Attribute-Efficient PAC Learning of Low-Degree Polynomial Threshold Functions with Nasty Noise
Shiwei Zeng, Jie Shen
TL;DR
We address the problem of PAC learning $K$-sparse degree-$d$ polynomial threshold functions on $\mathbb{R}^n$ under Gaussian marginals in the presence of nasty noise. The authors leverage a structural sparsity result in the Hermite basis, showing that the Chow vector $\chi_{f^*}$ is $k$-sparse, and develop an attribute-efficient robust Chow-vector estimator (SparseFilter) that uses a restricted Frobenius-norm criterion to certify a good approximation or to filter corrupted samples. The main contribution is an algorithm running in time $(nd/\epsilon)^{O(d)}$ with sample complexity $O\big( K^{4d}(d\log n)^{5d} / \epsilon^{2d+2} \big)$, tolerating up to $\eta \le O(\epsilon^{d+1}/d^{2d})$ fraction of nasty-noise, and enabling PAC learning of $\mathcal{H}_{d,K}$ under Gaussian marginals with dimension-independent noise tolerance.
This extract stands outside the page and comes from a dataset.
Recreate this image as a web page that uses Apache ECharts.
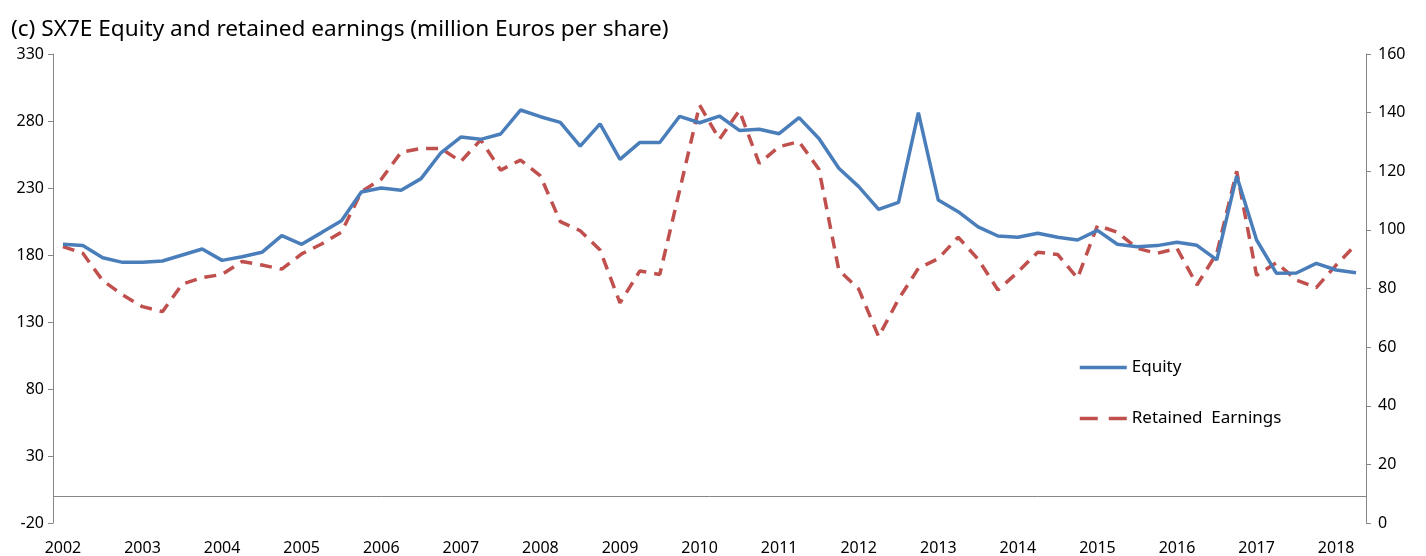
<!DOCTYPE html>
<html>
<head>
<meta charset="utf-8">
<script src="https://cdn.jsdelivr.net/npm/echarts@6/dist/echarts.min.js"></script>
<style>
  html, body { margin: 0; padding: 0; background: #fff; }
  #chart { width: 1426px; height: 556px; }
</style>
</head>
<body>
<div id="chart"></div>
<script>
// quarterly observations, 2002Q1 .. 2018Q2
const quarters = [];
for (let y = 2002; y <= 2018; y++) {
  for (let q = 1; q <= 4; q++) {
    if (y === 2018 && q > 2) break;
    quarters.push(y + "Q" + q);
  }
}

// left axis, million euros
const equity = [
  188, 187, 178, 174.5, 174.5, 175.5, 180, 184.5, 176, 178.7, 182, 194.4,
  188, 196.7, 205.6, 227, 230, 228.3, 237, 256.3, 268, 266.3, 270.3, 288.2,
  283.2, 279, 261.3, 277.8, 251.4, 264, 264, 283.5, 278.7, 283.7, 273, 273.8,
  270.5, 282.5, 267, 244.7, 231, 214, 219.3, 286.2, 221, 212.3, 201, 194.2,
  193.2, 196.2, 193.2, 191.2, 198.4, 188, 186.2, 187, 189.5, 187.2, 176.3, 239,
  191.2, 166.3, 166.6, 173.8, 168.8, 166.8
];

// right axis
const retainedEarnings = [
  94.3, 92, 82.7, 77.8, 73.8, 72.1, 81.5, 83.7, 84.8, 89.2, 88, 86.6,
  91.8, 95.2, 99.2, 113, 117.3, 126.5, 127.8, 127.8, 123.3, 130.7, 120.4, 123.8,
  118.4, 102.8, 99.7, 93.1, 75.1, 86, 84.8, 113.5, 142.6, 130.9, 140.7, 122.7,
  128.4, 130.1, 120.7, 86.3, 79.8, 63.6, 76.3, 86.9, 90.2, 97.5, 90, 79.5,
  85.6, 92.4, 91.6, 83.5, 101.5, 99.2, 93.7, 92, 93.7, 81.2, 92, 120,
  84.5, 88.8, 82.9, 80.3, 88, 95
];

const titleText = "(c) SX7E Equity and retained earnings (million Euros per share)";
const axisGray = "#868686";
const font = "Noto Sans";

const chart = echarts.init(document.getElementById("chart"));

const option = {
  animation: false,
  textStyle: { fontFamily: font },
  title: {
    text: titleText,
    left: 6,
    top: 13,
    textStyle: { fontFamily: font, fontSize: 22.6, fontWeight: "normal", color: "#000" },
  },
  legend: {
    orient: "vertical",
    left: 1073,
    top: 354,
    itemWidth: 47,
    itemHeight: 12,
    itemGap: 34,
    itemStyle: { opacity: 0 },
    lineStyle: { width: 3.5 },
    textStyle: { fontFamily: font, fontSize: 17, color: "#000", padding: [0, 0, 0, 0] },
    data: [
      { name: "Equity" },
      { name: "Retained  Earnings", lineStyle: { width: 3.5, type: [18, 11] } },
    ],
  },
  grid: { left: 53, right: 60, top: 54, bottom: 33 },
  xAxis: {
    type: "category",
    data: quarters,
    boundaryGap: true,
    axisLine: { show: false },
    axisTick: { show: false },
    axisLabel: {
      interval: 3,
      margin: 17,
      color: "#000",
      fontSize: 16,
      formatter: (v) => v.slice(0, 4),
    },
  },
  yAxis: [
    {
      type: "value",
      min: -20,
      max: 330,
      interval: 50,
      position: "left",
      axisLine: { show: true, lineStyle: { color: axisGray } },
      axisTick: { show: true, length: 5, lineStyle: { color: axisGray } },
      axisLabel: { color: "#000", fontSize: 16, margin: 9 },
      splitLine: { show: false },
    },
    {
      type: "value",
      min: 0,
      max: 160,
      interval: 20,
      position: "right",
      axisLine: { show: true, lineStyle: { color: axisGray } },
      axisTick: { show: true, length: 5, lineStyle: { color: axisGray } },
      axisLabel: { color: "#000", fontSize: 16, margin: 12 },
      splitLine: { show: false },
    },
  ],
  series: [
    {
      name: "Equity",
      type: "line",
      yAxisIndex: 0,
      data: equity,
      showSymbol: false,
      symbol: "none",
      lineStyle: { color: "#4a7ebb", width: 3.5 },
      itemStyle: { color: "#4a7ebb" },
      markLine: {
        silent: true,
        symbol: ["none", "none"],
        label: { show: false },
        lineStyle: { color: axisGray, type: "solid", width: 1 },
        data: [{ yAxis: 0 }],
      },
      z: 3,
    },
    {
      name: "Retained  Earnings",
      type: "line",
      yAxisIndex: 1,
      data: retainedEarnings,
      showSymbol: false,
      symbol: "none",
      lineStyle: { color: "#c0504d", width: 3.5, type: [12, 8] },
      itemStyle: { color: "#c0504d" },
      z: 2,
    },
  ],
};

chart.setOption(option);
</script>
</body>
</html>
This work significantly generalizes robustness results from sparse homogeneous halfspaces to general sparse low-degree PTFs, providing a practical and theoretically principled pathway for robust, attribute-efficient learning in high dimensions.
Abstract
The concept class of low-degree polynomial threshold functions (PTFs) plays a fundamental role in machine learning. In this paper, we study PAC learning of $K$-sparse degree-$d$ PTFs on $\mathbb{R}^n$, where any such concept depends only on $K$ out of $n$ attributes of the input. Our main contribution is a new algorithm that runs in time $({nd}/ε)^{O(d)}$ and under the Gaussian marginal distribution, PAC learns the class up to error rate $ε$ with $O(\frac{K^{4d}}{ε^{2d}} \cdot \log^{5d} n)$ samples even when an $η\leq O(ε^d)$ fraction of them are corrupted by the nasty noise of Bshouty et al. (2002), possibly the strongest corruption model. Prior to this work, attribute-efficient robust algorithms are established only for the special case of sparse homogeneous halfspaces. Our key ingredients are: 1) a structural result that translates the attribute sparsity to a sparsity pattern of the Chow vector under the basis of Hermite polynomials, and 2) a novel attribute-efficient robust Chow vector estimation algorithm which uses exclusively a restricted Frobenius norm to either certify a good approximation or to validate a sparsity-induced degree-$2d$ polynomial as a filter to detect corrupted samples.